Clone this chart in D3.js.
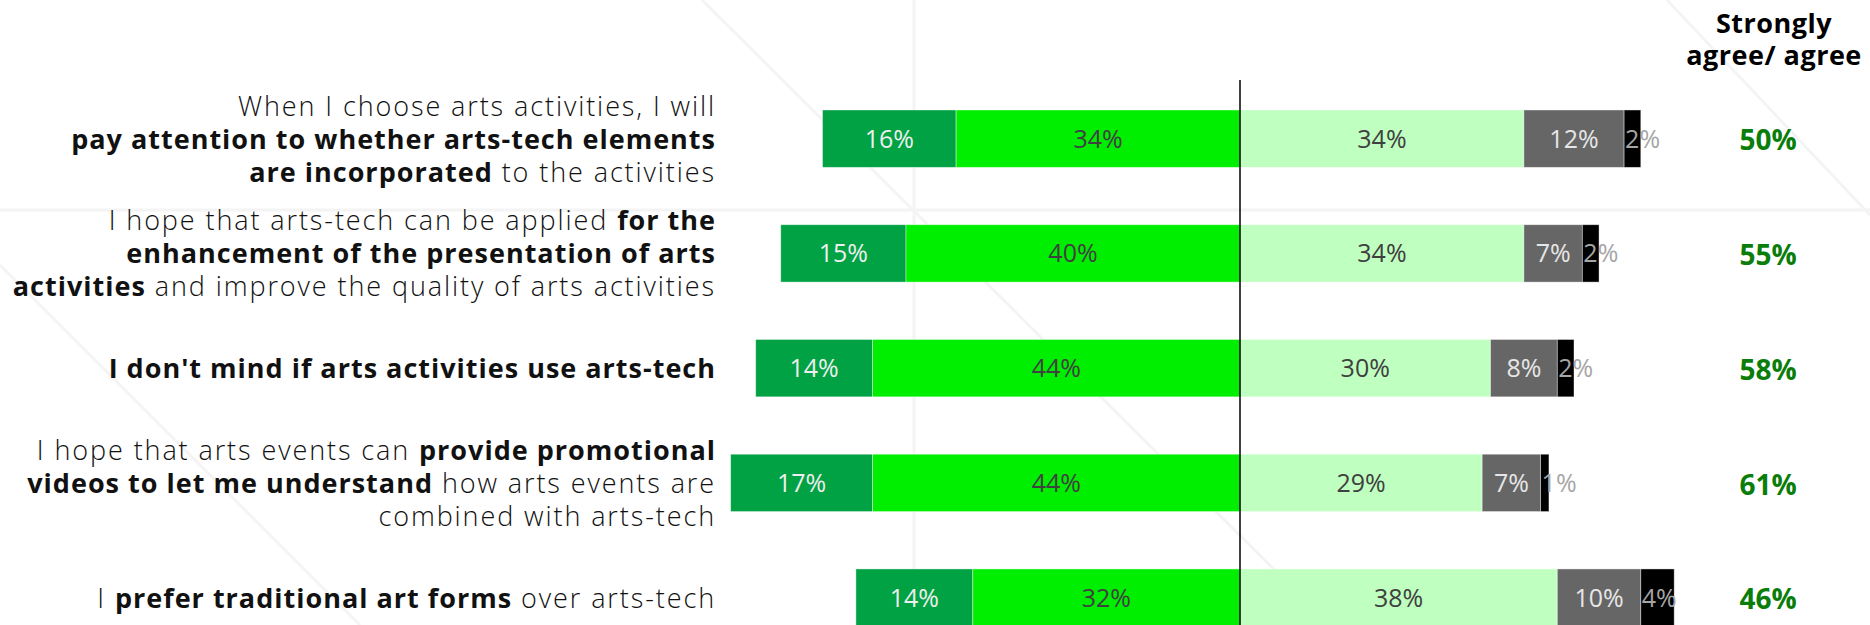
<!DOCTYPE html>
<html>
<head>
<meta charset="utf-8">
<script src="https://cdn.jsdelivr.net/npm/d3@7"></script>
<style>
  html, body { margin: 0; padding: 0; background: #fff; overflow: hidden; }
  svg text { white-space: pre; }
</style>
</head>
<body>
<div id="chart-div"></div>
<script>
// statements, one array of lines per row; **text** marks the bold parts
const statements = [
  ["When I choose arts activities, I will",
   "**pay attention to whether arts-tech elements**",
   "**are incorporated** to the activities"],
  ["I hope that arts-tech can be applied **for the**",
   "**enhancement of the presentation of arts**",
   "**activities** and improve the quality of arts activities"],
  ["**I don't mind if arts activities use arts-tech**"],
  ["I hope that arts events can **provide promotional**",
   "**videos to let me understand** how arts events are",
   "combined with arts-tech"],
  ["I **prefer traditional art forms** over arts-tech"]
];

const stronglyAgree = [16, 15, 14, 17, 14];
const agree = [34, 40, 44, 44, 32];
const neutral = [34, 34, 30, 29, 38];
const disagree = [12, 7, 8, 7, 10];
const stronglyDisagree = [2, 2, 2, 1, 4];
const agreeTotals = [50, 55, 58, 61, 46];
const totalHeader = ["Strongly", "agree/ agree"];

class DivergingChart {

  constructor() {
    this.width = 1870;
    this.height = 625;

    this.svg = d3.select("div#chart-div").append("svg")
      .attr("width", this.width)
      .attr("height", this.height);

    this.x = d3.scaleLinear().domain([-60, 60]).range([739, 1741]);
    this.y = d3.scaleBand()
      .domain(d3.range(statements.length))
      .range([81.3, 655])
      .paddingInner(0.5)
      .paddingOuter(0.25);

    this.colors = {
      sa: "#00a243", a: "#00ee00", n: "#bfffbf", d: "#666666", sd: "#000000"
    };
    this.labelColors = {
      sa: "#eeeeee", a: "#404040", n: "#404040", d: "#e6e6e6", sd: "#a6a6a6"
    };
  }

  drawBackground() {
    // faint watermark lines behind the chart
    const bg = this.svg.append("g").attr("stroke", "#f4f4f4").attr("stroke-width", 3);
    bg.append("line").attr("x1", 0).attr("x2", this.width).attr("y1", 210).attr("y2", 210);
    bg.append("line").attr("x1", 914).attr("x2", 914).attr("y1", 0).attr("y2", this.height);
    bg.append("line").attr("x1", 702).attr("y1", 0).attr("x2", 1330).attr("y2", 625);
    bg.append("line").attr("x1", 0).attr("y1", 265).attr("x2", 360).attr("y2", 625);
    bg.append("line").attr("x1", 1667).attr("y1", 0).attr("x2", 1870).attr("y2", 215);
  }

  drawBars() {
    const rows = statements.map((s, i) => {
      const sa = stronglyAgree[i], a = agree[i], n = neutral[i], d = disagree[i], sd = stronglyDisagree[i];
      return [
        { row: i, key: "sa", value: sa, from: -(a + sa), to: -a },
        { row: i, key: "a", value: a, from: -a, to: 0 },
        { row: i, key: "n", value: n, from: 0, to: n },
        { row: i, key: "d", value: d, from: n, to: n + d },
        { row: i, key: "sd", value: sd, from: n + d, to: n + d + sd }
      ];
    }).flat();

    const bars = this.svg.append("g").attr("class", "bars");

    bars.selectAll("rect")
      .data(rows)
      .enter()
      .append("rect")
      .attr("x", d => this.x(d.from))
      .attr("width", d => this.x(d.to) - this.x(d.from))
      .attr("y", d => this.y(d.row))
      .attr("height", this.y.bandwidth())
      .attr("fill", d => this.colors[d.key])
      .attr("stroke", "rgba(255,255,255,0.5)")
      .attr("stroke-width", 0.8);

    bars.selectAll("text")
      .data(rows)
      .enter()
      .append("text")
      .attr("x", d => d.key === "sd" ? this.x(d.from) + 1 : (this.x(d.from) + this.x(d.to)) / 2)
      .attr("y", d => this.y(d.row) + this.y.bandwidth() / 2)
      .attr("dy", "0.36em")
      .attr("text-anchor", d => d.key === "sd" ? "start" : "middle")
      .attr("font-family", "'Open Sans', sans-serif")
      .attr("font-size", 25)
      .attr("fill", d => this.labelColors[d.key])
      .text(d => d.value + "%");

    // zero line
    this.svg.append("line")
      .attr("x1", this.x(0)).attr("x2", this.x(0))
      .attr("y1", 80).attr("y2", this.height)
      .attr("stroke", "#000")
      .attr("stroke-width", 1.5);
  }

  drawStatements() {
    const lineGap = 33;
    const g = this.svg.append("g").attr("class", "statements");

    statements.forEach((lines, i) => {
      const cy = this.y(i) + this.y.bandwidth() / 2;
      const first = cy - (lines.length - 1) * lineGap / 2 + 10;

      lines.forEach((line, j) => {
        const text = g.append("text")
          .attr("x", 716)
          .attr("y", first + j * lineGap)
          .attr("text-anchor", "end")
          .attr("font-family", "'Open Sans', sans-serif")
          .attr("font-size", 27)
          .attr("fill", "#111");

        line.split("**").forEach((part, k) => {
          if (!part) return;
          const bold = k % 2 === 1;
          text.append("tspan")
            .attr("font-weight", bold ? 700 : 300)
            .attr("letter-spacing", bold ? 1 : 1.9)
            .text(part);
        });
      });
    });
  }

  drawTotals() {
    const cx = 1768;
    const g = this.svg.append("g").attr("class", "totals");

    g.selectAll("text.header")
      .data(totalHeader)
      .enter()
      .append("text")
      .attr("class", "header")
      .attr("x", cx + 6)
      .attr("y", (d, i) => 33 + i * 32)
      .attr("text-anchor", "middle")
      .attr("font-family", "'Open Sans', sans-serif")
      .attr("font-weight", 700)
      .attr("font-size", 27)
      .attr("letter-spacing", 0.5)
      .attr("fill", "#000")
      .text(d => d);

    g.selectAll("text.value")
      .data(agreeTotals)
      .enter()
      .append("text")
      .attr("class", "value")
      .attr("x", cx)
      .attr("y", (d, i) => this.y(i) + this.y.bandwidth() / 2)
      .attr("dy", "0.42em")
      .attr("text-anchor", "middle")
      .attr("font-family", "'Open Sans', sans-serif")
      .attr("font-weight", 700)
      .attr("font-size", 28)
      .attr("fill", "#0a7d0a")
      .text(d => d + "%");
  }
}

const chart = new DivergingChart();
chart.drawBackground();
chart.drawBars();
chart.drawStatements();
chart.drawTotals();
</script>
</body>
</html>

---

EXERCISE GOAL> Quote each line of the listing exactly, but leave the pictures out.

EXERCISE RESPONSE>
Clone this chart in D3.js.
<!DOCTYPE html>
<html>
<head>
<meta charset="utf-8">
<script src="https://cdn.jsdelivr.net/npm/d3@7"></script>
<style>
  html, body { margin: 0; padding: 0; background: #fff; overflow: hidden; }
  svg text { white-space: pre; }
</style>
</head>
<body>
<div id="chart-div"></div>
<script>
// statements, one array of lines per row; **text** marks the bold parts
const statements = [
  ["When I choose arts activities, I will",
   "**pay attention to whether arts-tech elements**",
   "**are incorporated** to the activities"],
  ["I hope that arts-tech can be applied **for the**",
   "**enhancement of the presentation of arts**",
   "**activities** and improve the quality of arts activities"],
  ["**I don't mind if arts activities use arts-tech**"],
  ["I hope that arts events can **provide promotional**",
   "**videos to let me understand** how arts events are",
   "combined with arts-tech"],
  ["I **prefer traditional art forms** over arts-tech"]
];

const stronglyAgree = [16, 15, 14, 17, 14];
const agree = [34, 40, 44, 44, 32];
const neutral = [34, 34, 30, 29, 38];
const disagree = [12, 7, 8, 7, 10];
const stronglyDisagree = [2, 2, 2, 1, 4];
const agreeTotals = [50, 55, 58, 61, 46];
const totalHeader = ["Strongly", "agree/ agree"];

class DivergingChart {

  constructor() {
    this.width = 1870;
    this.height = 625;

    this.svg = d3.select("div#chart-div").append("svg")
      .attr("width", this.width)
      .attr("height", this.height);

    this.x = d3.scaleLinear().domain([-60, 60]).range([739, 1741]);
    this.y = d3.scaleBand()
      .domain(d3.range(statements.length))
      .range([81.3, 655])
      .paddingInner(0.5)
      .paddingOuter(0.25);

    this.colors = {
      sa: "#00a243", a: "#00ee00", n: "#bfffbf", d: "#666666", sd: "#000000"
    };
    this.labelColors = {
      sa: "#eeeeee", a: "#404040", n: "#404040", d: "#e6e6e6", sd: "#a6a6a6"
    };
  }

  drawBackground() {
    // faint watermark lines behind the chart
    const bg = this.svg.append("g").attr("stroke", "#f4f4f4").attr("stroke-width", 3);
    bg.append("line").attr("x1", 0).attr("x2", this.width).attr("y1", 210).attr("y2", 210);
    bg.append("line").attr("x1", 914).attr("x2", 914).attr("y1", 0).attr("y2", this.height);
    bg.append("line").attr("x1", 702).attr("y1", 0).attr("x2", 1330).attr("y2", 625);
    bg.append("line").attr("x1", 0).attr("y1", 265).attr("x2", 360).attr("y2", 625);
    bg.append("line").attr("x1", 1667).attr("y1", 0).attr("x2", 1870).attr("y2", 215);
  }

  drawBars() {
    const rows = statements.map((s, i) => {
      const sa = stronglyAgree[i], a = agree[i], n = neutral[i], d = disagree[i], sd = stronglyDisagree[i];
      return [
        { row: i, key: "sa", value: sa, from: -(a + sa), to: -a },
        { row: i, key: "a", value: a, from: -a, to: 0 },
        { row: i, key: "n", value: n, from: 0, to: n },
        { row: i, key: "d", value: d, from: n, to: n + d },
        { row: i, key: "sd", value: sd, from: n + d, to: n + d + sd }
      ];
    }).flat();

    const bars = this.svg.append("g").attr("class", "bars");

    bars.selectAll("rect")
      .data(rows)
      .enter()
      .append("rect")
      .attr("x", d => this.x(d.from))
      .attr("width", d => this.x(d.to) - this.x(d.from))
      .attr("y", d => this.y(d.row))
      .attr("height", this.y.bandwidth())
      .attr("fill", d => this.colors[d.key])
      .attr("stroke", "rgba(255,255,255,0.5)")
      .attr("stroke-width", 0.8);

    bars.selectAll("text")
      .data(rows)
      .enter()
      .append("text")
      .attr("x", d => d.key === "sd" ? this.x(d.from) + 1 : (this.x(d.from) + this.x(d.to)) / 2)
      .attr("y", d => this.y(d.row) + this.y.bandwidth() / 2)
      .attr("dy", "0.36em")
      .attr("text-anchor", d => d.key === "sd" ? "start" : "middle")
      .attr("font-family", "'Open Sans', sans-serif")
      .attr("font-size", 25)
      .attr("fill", d => this.labelColors[d.key])
      .text(d => d.value + "%");

    // zero line
    this.svg.append("line")
      .attr("x1", this.x(0)).attr("x2", this.x(0))
      .attr("y1", 80).attr("y2", this.height)
      .attr("stroke", "#000")
      .attr("stroke-width", 1.5);
  }

  drawStatements() {
    const lineGap = 33;
    const g = this.svg.append("g").attr("class", "statements");

    statements.forEach((lines, i) => {
      const cy = this.y(i) + this.y.bandwidth() / 2;
      const first = cy - (lines.length - 1) * lineGap / 2 + 10;

      lines.forEach((line, j) => {
        const text = g.append("text")
          .attr("x", 716)
          .attr("y", first + j * lineGap)
          .attr("text-anchor", "end")
          .attr("font-family", "'Open Sans', sans-serif")
          .attr("font-size", 27)
          .attr("fill", "#111");

        line.split("**").forEach((part, k) => {
          if (!part) return;
          const bold = k % 2 === 1;
          text.append("tspan")
            .attr("font-weight", bold ? 700 : 300)
            .attr("letter-spacing", bold ? 1 : 1.9)
            .text(part);
        });
      });
    });
  }

  drawTotals() {
    const cx = 1768;
    const g = this.svg.append("g").attr("class", "totals");

    g.selectAll("text.header")
      .data(totalHeader)
      .enter()
      .append("text")
      .attr("class", "header")
      .attr("x", cx + 6)
      .attr("y", (d, i) => 33 + i * 32)
      .attr("text-anchor", "middle")
      .attr("font-family", "'Open Sans', sans-serif")
      .attr("font-weight", 700)
      .attr("font-size", 27)
      .attr("letter-spacing", 0.5)
      .attr("fill", "#000")
      .text(d => d);

    g.selectAll("text.value")
      .data(agreeTotals)
      .enter()
      .append("text")
      .attr("class", "value")
      .attr("x", cx)
      .attr("y", (d, i) => this.y(i) + this.y.bandwidth() / 2)
      .attr("dy", "0.42em")
      .attr("text-anchor", "middle")
      .attr("font-family", "'Open Sans', sans-serif")
      .attr("font-weight", 700)
      .attr("font-size", 28)
      .attr("fill", "#0a7d0a")
      .text(d => d + "%");
  }
}

const chart = new DivergingChart();
chart.drawBackground();
chart.drawBars();
chart.drawStatements();
chart.drawTotals();
</script>
</body>
</html>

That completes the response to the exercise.